BLM seeks comment on Yellow Creek Range
The U.S. Department of Interior's Bureau of Land Management is seeking public comment on a proposed transfer of 14 acres of BLM-administered land to the city of Deadwood for the Yellow Creek Shooting Range.
Comments on the draft Environmental Assessment addressing the proposed acreage patent will be accepted through June 17.
The amended patent request involves 14 acres of BLM-managed land immediately surrounding the original 7.5 acres of the Yellow Creek Shooting Range and an additional 6.5 acres down range to serve as a safety buffer and to accommodate improvements such as enhanced shooting berms, structures, lighting and a law enforcement practice range.
“The BLM is committed to providing a high-quality recreational experience for the public,” said Field Manager Chip Kimball, of the South Dakota Field Office. “This proposal has the potential to expand on existing facilities and increase public safety and is one of five options being considered.”
More information and a venue for comments is available on the BLM e-Planning project website at https://eplanning.blm.gov. Search using the NEPA number: DOI-BLM-MT-C040-2021-0012-EA.
Comments can also be mailed to: BLM South Dakota Field Office, Attn. Field Manager Chip Kimball, 309 Bonanza Street, Belle Fourche, SD 57717.
Spearfish adds designated parking
Downtown Spearfish will soon have six additional parking spaces designated for vehicles bearing disabled parking placards, as well as two spaces for motorcycle-only parking near the intersection of Main Street and Jackson Boulevard.
Public Safety Director Pat Rotert said several areas of the downtown central core have inadequate designated parking spaces available for vehicles with disabled parking placards, a problem which has presented itself over time via observation, as well as citizen complaints.
The designated parking spaces are expected to be marked in the next few weeks.
Museum plans June 5 brunch
The Tri-State Museum and Visitor Center in Belle Fourche will hold a First Saturday Brunch on June 5 with a presentation, “Crow Dog: Courtroom Clash of Cultures.”
Crow Dog was a Lakota chief whose 1881 murder of rival Spotted Tail led to a celebrated U.S. Supreme Court ruling about tribal sovereignty.

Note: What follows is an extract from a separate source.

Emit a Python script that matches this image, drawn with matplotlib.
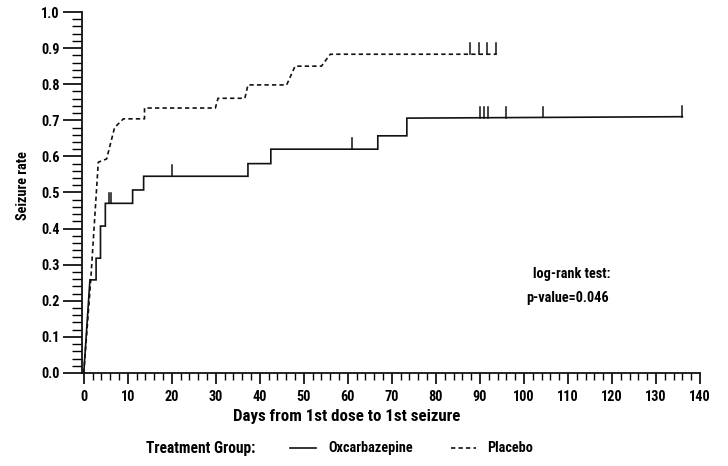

During the time Crow Dog was incarcerated in Deadwood, and while under a sentence of death, he became a much-loved local celebrity.
The presentation will be provided by Wayne Gilbert, a Black Hills historian and humanities scholar who has lectured widely on a number of topics. Gilbert appears courtesy of the South Dakota Humanities Council.
Brunch is $5 per person or free with membership and is served at 10 a.m. and the presentation is at 10:30 a.m. Reservations are required by June 3 and attendance is capped at 65. To make a reservation, call 605-723-1200.
The Tri-State Museum and Visitor Center is located at 415 Fifth Ave. in Belle Fourche.